You may have given little thought to your business’s healthcare interoperability. Exceptions might include small business operating as an active part of the healthcare system such as a technology startup. But achieving true healthcare interoperability profoundly impacts all businesses with one or thousands of employees.
Let’s start with a simple definition of interoperability. According to HIMSS, interoperability describes how well systems and devices exchange and interpret shared data. So all your business’s systems need be able to exchange and present data in a way every user can understand.
The Healthcare Interoperability/ Business Connection
Interoperability requires more than communication between different electronic health records systems and hospitals. You need to make every person’s current and past health data accessible. Meanwhile records must kept secure, understandable understood, and constantly updated single source of truth.
Record must remain shareable with other organizations. And businesses must share and have interactive access to data in real time to improve health outcomes. True interoperability also brings major benefits to business. These benefits appear in the form of cost and productivity improvements.
Financial and operational good health of a small business depends on the physical and mental health of its people. So small businesses pay for poor healthcare one way or another. And this happens regardless of whether they provide health insurance to their employees.
Here’s How Interoperability Costs Your Business
The cost to business plays out in many ways. And these include:
- Physical, emotional, and financial stress regarding health, which makes employees less productive
- Lost time from work because of health diagnosis, treatment, recuperation issues
- Lost time from work for health care administrative issues with payers, providers and ancillary health organizations when personal health information is incorrect or incomplete
Seventy percent of workers stress about their health, jobs and finances. And over 20 percent spend at least five hours each week at work caught up in stress. This data comes from a Colonial Life study. And the result amounts to billions in losses from these millions of full-time employees’ average hourly wage. The study used data from the U.S. Bureau of Labor Statistics.
Changing the dynamic has major implications for small business in terms of workforce productivity, focus, and the bottom line. True interoperability becomes the key to unlocking many other doors for employee health and productivity. Without getting too far into the weeds, we’ll look at how it can work.
How Interoperability Changes Healthcare and Business
While the goal of interoperability is to improve patient health outcomes, a major byproduct for businesses is it minimizes the direct productivity and financial losses associated with employee health. It does this by enabling bi-directional communication between all connected systems and entities affecting a person’s health. It also makes the person an active part of their own health data through secure access.
The approach also means allowing users to find, understand and act on clinical, administrative and financial health information when they need it. This interoperability will enable patients to:
- Conduct healthcare interactions like appointment setting bill paying, test result review and digital physician consult through web-based platforms at their convenience
- Monitor and update healthcare record changes
- Fulfill e-prescribing and price transparency comparison decisions in real time with physician monitoring based on budget and health condition
- Integrate wearable healthcare device and telemedicine data into real-time care across providers and payers
How to Improve Interoperability
The combination of APIs and FHIR protocols will drive interoperability in healthcare. APIs are modern web application programmer interface (API) technology while FHIR stands for Fast Healthcare Interoperability Resources. Web APIs enable secure communication between health information systems like EHRs via the internet. FHIR (pronounced “fire”), is the proposed common standard of choice for APIs developed by the Health Level Seven International (HL7) health-care standards organization.
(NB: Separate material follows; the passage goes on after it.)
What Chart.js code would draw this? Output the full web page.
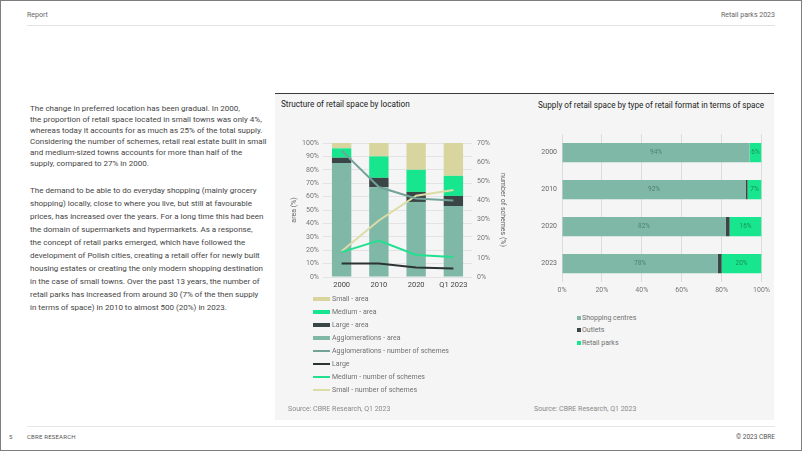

FHIR APIs makes for easy health data communication across disparate systems regardless of the operating system or software in use. As this standard reaches universal acceptance and adherence, it will enable:
- Health systems and third-party developers to create technology and apps that work across existing health records and systems
- Fast and simple provider reconciliation of health data from other trusted health care organizations
- Referral management between connected specialists so relevant patient data can be transmitted, tracked and confirmed across the referral cycle
- Broad population healthcare changes through the secure and authorized data exchange via electronic Health Information Exchanges (HIE)
Employee Health and Interoperability
True interoperability will make it possible for there to be a consistent standard of language in healthcare data communication across the entire healthcare continuum. This simplifies and removes the errors of communication across settings between care providers, payers and the wider healthcare marketplace. The result is a dramatic change in healthcare outcomes in a proactive rather than a reactive way that saves money and lives while increasing productivity
Achieving true interoperability is just one of the biggest trends in healthcare unfolding today and on the horizon. As we move towards true interoperability, it has emerged as a key component of healthcare transformation that will impact people, populations, and businesses in countless ways.